Visible‐Light‐Driven Nd 3+ Emission Enabled by a Garnet‐Based Cr 3+ ‐Doped Phosphor–Glass Composite for Broadband‐to‐NIR Spectral Conversion

ABSTRACT Conventional pulsed Nd‐doped solid‐state lasers (SSLs) typically employ broadband white‐light lamps as the primary pump source, enabling the generation of high‐energy laser outputs up to hundreds of joules. However, the limited spectral overlap between the visible‐light emission and the absorption bands of Nd 3+ ions hinders further system simplification and cost reduction.
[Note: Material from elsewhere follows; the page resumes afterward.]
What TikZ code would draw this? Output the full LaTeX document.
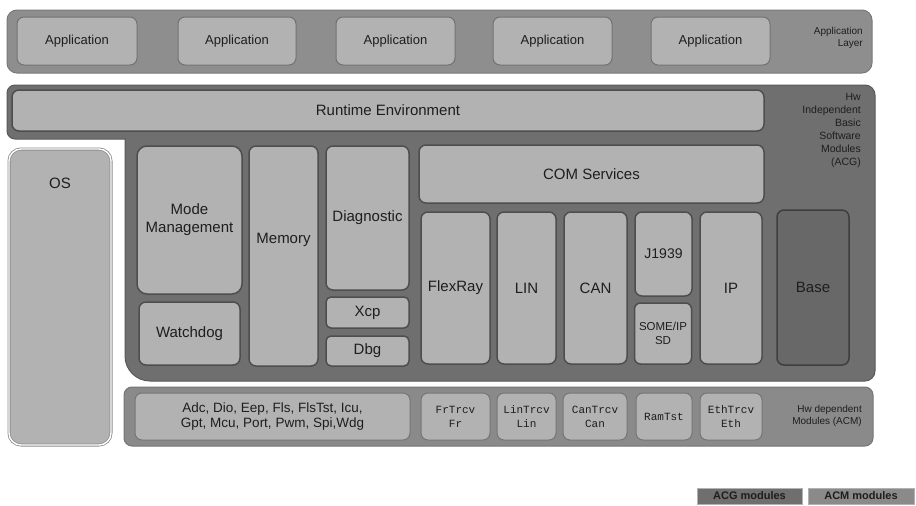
\documentclass[tikz,border=0pt]{standalone}
\usepackage{fontspec}
\setmainfont{Liberation Sans}
\setmonofont{Liberation Mono}
\definecolor{appcont}{HTML}{8E8E8E}
\definecolor{acgfill}{HTML}{6F6F6F}
\definecolor{acmfill}{HTML}{8A8A8A}
\definecolor{lightbox}{HTML}{B2B2B2}
\definecolor{edgegray}{HTML}{4E4E4E}
\definecolor{txt}{HTML}{1E1E1E}
\newcommand\fs[1]{\fontsize{#1}{#1}\selectfont}
\tikzset{
  lbox/.style={draw=edgegray, line width=1.5pt, fill=lightbox, rounded corners=7pt,
    inner sep=0pt, align=center, text=txt, font=\fs{15}},
  appbox/.style={lbox, draw=appcont!80!black, line width=1pt, font=\fs{13},
    minimum height=48pt},
  acmbox/.style={lbox, draw=acmfill!85!black, line width=1pt, font=\ttfamily\fs{11},
    minimum height=47pt},
  sidelabel/.style={anchor=north east, align=right, text=txt, inner sep=0pt},
  legend/.style={draw=gray!60, line width=0.6pt, inner sep=0pt, minimum height=16pt,
    font=\bfseries\fs{11}, text=txt},
}
\begin{document}
\begin{tikzpicture}[x=1pt, y=-1pt]
\useasboundingbox (0,0) rectangle (916,506);

% Application layer
\node[fill=appcont, draw=appcont!85!black, line width=1pt, rounded corners=10pt,
  minimum width=865pt, minimum height=63pt, inner sep=0pt] (applayer) at (439.5,41.5) {};
\node[appbox, minimum width=120pt] (app1) at (77,41) {Application};
\node[appbox, minimum width=118pt] (app2) at (237,41) {Application};
\node[appbox, minimum width=119pt] (app3) at (395.5,41) {Application};
\node[appbox, minimum width=119pt] (app4) at (552.5,41) {Application};
\node[appbox, minimum width=119pt] (app5) at (710.5,41) {Application};
\node[sidelabel, font=\fs{10}] (applbl) at (863,27)
  {Application\\[2.5pt]Layer};

% Hardware independent basic software block
\fill[acgfill, draw=acgfill!80!black, line width=1pt]
  (15,85) -- (865,85) arc[start angle=-90, end angle=0, radius=10]
  -- (875,371) arc[start angle=0, end angle=90, radius=10]
  -- (150,381) arc[start angle=90, end angle=180, radius=25]
  -- (125,139) -- (15,139) arc[start angle=90, end angle=180, radius=8]
  -- (7,93) arc[start angle=180, end angle=270, radius=8] -- cycle;
\node[sidelabel, font=\fs{10.5}] (acglbl) at (861,93)
  {Hw\\[2.5pt]Independent\\[2.5pt]Basic\\[2.5pt]Software\\[2.5pt]Modules\\[2.5pt](ACG)};

\node[lbox, minimum width=752pt, minimum height=41pt] (rte) at (388,110.5) {Runtime Environment};

% OS
\node[lbox, draw=gray!90, double=white, double distance=1.4pt, line width=0.8pt,
  rounded corners=12pt, minimum width=102pt, minimum height=296pt] (os) at (60,297) {};
\node[text=txt, font=\fs{15}] (oslbl) at (60,183) {OS};

% System services
\node[lbox, minimum width=105pt, minimum height=148pt, rounded corners=10pt] (mode) at (189.5,220)
  {Mode\\[3pt]Management};
\node[lbox, minimum width=101pt, minimum height=63pt] (wdg) at (189.5,333.5) {Watchdog};
\node[lbox, minimum width=69pt, minimum height=220pt] (mem) at (283.5,256) {};
\node[text=txt, font=\fs{15}] (memlbl) at (283.5,240) {Memory};
\node[lbox, minimum width=83pt, minimum height=144pt] (diag) at (367.5,218) {Diagnostic};
\node[lbox, minimum width=83pt, minimum height=31pt, rounded corners=5pt] (xcp) at (367.5,312.5) {Xcp};
\node[lbox, minimum width=83pt, minimum height=30pt, rounded corners=5pt] (dbg) at (367.5,351) {Dbg};

% Communication stack
\node[lbox, minimum width=345pt, minimum height=58pt] (com) at (591.5,174) {COM Services};
\node[lbox, minimum width=69pt, minimum height=152pt] (fr) at (455.5,288) {FlexRay};
\node[lbox, minimum width=59pt, minimum height=152pt] (lin) at (526.5,288) {LIN};
\node[lbox, minimum width=63pt, minimum height=152pt] (can) at (595.5,288) {CAN};
\node[lbox, minimum width=57pt, minimum height=84pt, font=\fs{14}] (j1939) at (663.5,254) {J1939};
\node[lbox, minimum width=57pt, minimum height=61pt, rounded corners=6pt, font=\fs{11.5}] (someip)
  at (663,333.5) {SOME/IP\\[2pt]SD};
\node[lbox, minimum width=62pt, minimum height=152pt] (ip) at (731,288) {IP};
\node[lbox, fill=acgfill!105, draw=edgegray!80!black, minimum width=72pt, minimum height=155pt]
  (base) at (813,287.5) {Base};

% Hardware dependent modules
\node[fill=acmfill, draw=acmfill!85!black, line width=1pt, rounded corners=8pt,
  minimum width=749pt, minimum height=59pt, inner sep=0pt] (acm) at (498.5,416.5) {};
\node[acmbox, minimum width=275pt, font=\fs{13.5}] (mcal) at (272.5,416.5)
  {Adc, Dio, Eep, Fls, FlsTst, Icu,\\[1.5pt]Gpt, Mcu, Port, Pwm, Spi,Wdg};
\node[acmbox, minimum width=69pt] (frtrcv) at (455.5,416.5) {FrTrcv\\[3pt]Fr};
\node[acmbox, minimum width=59pt] (lintrcv) at (526.5,416.5) {LinTrcv\\[3pt]Lin};
\node[acmbox, minimum width=64pt] (cantrcv) at (595,416.5) {CanTrcv\\[3pt]Can};
\node[acmbox, minimum width=56pt] (ramtst) at (664,416.5) {RamTst};
\node[acmbox, minimum width=62pt] (ethtrcv) at (731,416.5) {EthTrcv\\[3pt]Eth};
\node[sidelabel, font=\fs{10}] (acmlbl) at (862,405) {Hw dependent\\[2.5pt]Modules (ACM)};

% Legend
\node[legend, fill=acgfill, minimum width=105pt] (legacg) at (749.5,496) {ACG modules};
\node[legend, fill=acmfill, minimum width=106pt] (legacm) at (861,496) {ACM modules};
\end{tikzpicture}
\end{document}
In this work, we present a spectrally matched phosphor, La 3 Sc 2 Ga 3 O 12 :Cr 3+ (LSGG:Cr 3+ ), which exhibits exceptional spectral alignment with the YAG:Nd 3+ absorption band, facilitating efficient blue‐to‐near‐infrared (NIR) optical down‐conversion for resonant pumping of Nd 3 ⁺ ions. Spectroscopic analyses identify an optimal Cr 3+ doping concentration of 1 at.% and a phonon coupling energy of 21 meV, contributing to the phosphor's high internal quantum yield (>78%) and ensuring efficient optical conversion. To address thermal challenges, we developed a novel ultrathin (105 µm) phosphor‐glass composite (PGC), which demonstrates superior thermal stability and maintains luminescent dynamics. When integrated with a broadband light source, the LSGG:Cr 3+ ‐based PGC converts poorly absorbed visible light into highly absorbable NIR light for Nd 3+ ions, serving as an effective nonlinear spectral converter. This study establishes a promising energy‐saving approach for broadband‐pumped SSLs through advanced luminescent spectral engineering.